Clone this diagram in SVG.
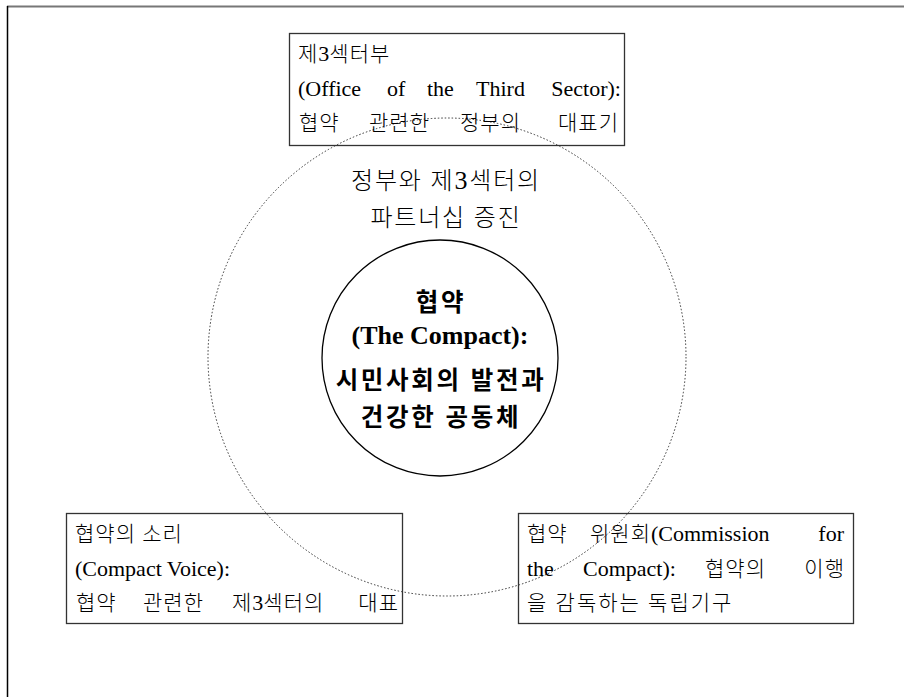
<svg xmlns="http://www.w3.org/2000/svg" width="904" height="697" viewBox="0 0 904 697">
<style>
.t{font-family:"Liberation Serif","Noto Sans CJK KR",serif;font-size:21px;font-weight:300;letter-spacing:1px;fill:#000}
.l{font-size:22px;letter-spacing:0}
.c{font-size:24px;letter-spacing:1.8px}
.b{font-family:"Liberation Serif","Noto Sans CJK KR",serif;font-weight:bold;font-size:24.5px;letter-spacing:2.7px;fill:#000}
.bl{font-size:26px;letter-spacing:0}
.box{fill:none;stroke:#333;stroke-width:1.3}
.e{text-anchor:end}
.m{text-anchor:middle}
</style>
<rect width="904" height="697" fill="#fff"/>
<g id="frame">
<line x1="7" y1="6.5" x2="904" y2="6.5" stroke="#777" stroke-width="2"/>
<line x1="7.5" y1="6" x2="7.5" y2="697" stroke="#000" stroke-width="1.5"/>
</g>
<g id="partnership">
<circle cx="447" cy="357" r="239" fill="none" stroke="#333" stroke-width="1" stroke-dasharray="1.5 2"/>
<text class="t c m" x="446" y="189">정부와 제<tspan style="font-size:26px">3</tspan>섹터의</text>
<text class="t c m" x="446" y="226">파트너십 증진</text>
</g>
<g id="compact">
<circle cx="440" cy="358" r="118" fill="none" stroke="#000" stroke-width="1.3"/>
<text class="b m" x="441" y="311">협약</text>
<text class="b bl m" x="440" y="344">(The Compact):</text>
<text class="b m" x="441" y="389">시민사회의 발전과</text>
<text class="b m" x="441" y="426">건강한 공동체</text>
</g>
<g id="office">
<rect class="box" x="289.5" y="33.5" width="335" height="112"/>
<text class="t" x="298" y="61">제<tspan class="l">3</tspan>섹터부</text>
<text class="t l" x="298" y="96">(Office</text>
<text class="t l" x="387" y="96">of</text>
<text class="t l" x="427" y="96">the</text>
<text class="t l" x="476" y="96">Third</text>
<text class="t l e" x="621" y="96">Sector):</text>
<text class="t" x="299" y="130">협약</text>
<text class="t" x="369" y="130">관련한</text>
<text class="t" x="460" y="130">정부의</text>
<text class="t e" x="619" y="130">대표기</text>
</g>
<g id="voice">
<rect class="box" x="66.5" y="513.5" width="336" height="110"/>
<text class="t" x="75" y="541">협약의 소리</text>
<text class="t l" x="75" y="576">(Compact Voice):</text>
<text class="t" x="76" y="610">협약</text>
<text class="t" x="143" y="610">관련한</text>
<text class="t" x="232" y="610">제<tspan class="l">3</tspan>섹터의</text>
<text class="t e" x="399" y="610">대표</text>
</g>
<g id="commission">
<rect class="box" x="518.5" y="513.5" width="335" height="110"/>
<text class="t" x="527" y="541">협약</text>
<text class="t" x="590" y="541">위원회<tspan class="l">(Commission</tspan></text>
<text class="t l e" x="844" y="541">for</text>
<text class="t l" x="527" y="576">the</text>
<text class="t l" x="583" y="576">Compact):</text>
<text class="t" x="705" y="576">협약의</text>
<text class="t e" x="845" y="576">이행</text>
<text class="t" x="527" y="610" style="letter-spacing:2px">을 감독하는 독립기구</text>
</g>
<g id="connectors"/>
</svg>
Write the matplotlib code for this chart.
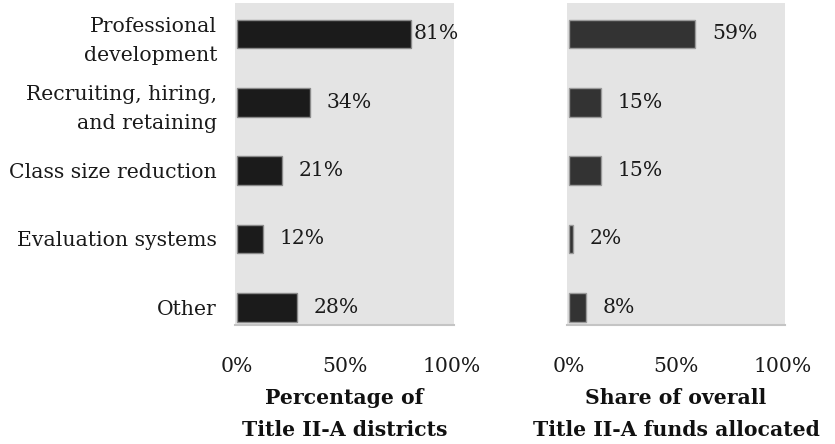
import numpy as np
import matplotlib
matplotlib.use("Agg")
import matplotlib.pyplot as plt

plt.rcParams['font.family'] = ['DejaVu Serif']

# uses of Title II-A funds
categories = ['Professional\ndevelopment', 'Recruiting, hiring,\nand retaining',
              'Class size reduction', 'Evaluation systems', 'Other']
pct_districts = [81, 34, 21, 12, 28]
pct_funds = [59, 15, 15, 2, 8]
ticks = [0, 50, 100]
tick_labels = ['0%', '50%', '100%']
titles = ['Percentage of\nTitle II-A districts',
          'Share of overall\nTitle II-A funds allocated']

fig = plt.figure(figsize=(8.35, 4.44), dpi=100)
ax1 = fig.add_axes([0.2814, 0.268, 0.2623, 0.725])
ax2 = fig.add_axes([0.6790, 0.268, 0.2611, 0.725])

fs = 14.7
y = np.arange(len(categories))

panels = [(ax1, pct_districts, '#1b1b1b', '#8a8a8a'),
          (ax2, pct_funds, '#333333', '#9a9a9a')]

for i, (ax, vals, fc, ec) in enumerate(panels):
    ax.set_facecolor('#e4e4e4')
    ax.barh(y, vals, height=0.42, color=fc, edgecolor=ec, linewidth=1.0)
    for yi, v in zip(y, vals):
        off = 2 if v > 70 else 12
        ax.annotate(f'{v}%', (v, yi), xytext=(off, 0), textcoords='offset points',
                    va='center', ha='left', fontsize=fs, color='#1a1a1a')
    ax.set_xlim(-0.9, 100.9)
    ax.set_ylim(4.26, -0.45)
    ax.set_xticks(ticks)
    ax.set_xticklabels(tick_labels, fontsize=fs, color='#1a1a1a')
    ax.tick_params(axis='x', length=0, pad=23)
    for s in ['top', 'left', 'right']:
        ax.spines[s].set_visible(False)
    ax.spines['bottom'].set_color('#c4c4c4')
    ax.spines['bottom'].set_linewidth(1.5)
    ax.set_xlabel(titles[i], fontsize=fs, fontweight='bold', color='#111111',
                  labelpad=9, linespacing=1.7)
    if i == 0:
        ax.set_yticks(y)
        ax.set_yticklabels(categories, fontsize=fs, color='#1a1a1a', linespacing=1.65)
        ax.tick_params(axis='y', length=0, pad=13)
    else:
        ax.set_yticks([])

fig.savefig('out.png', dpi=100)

## [Short exercise]
Copy, from the material above, each line in which the string "matplotlib" occurs.

## [Solution for this problem]
Write the matplotlib code for this chart.
import matplotlib
matplotlib.use("Agg")
import matplotlib.pyplot as plt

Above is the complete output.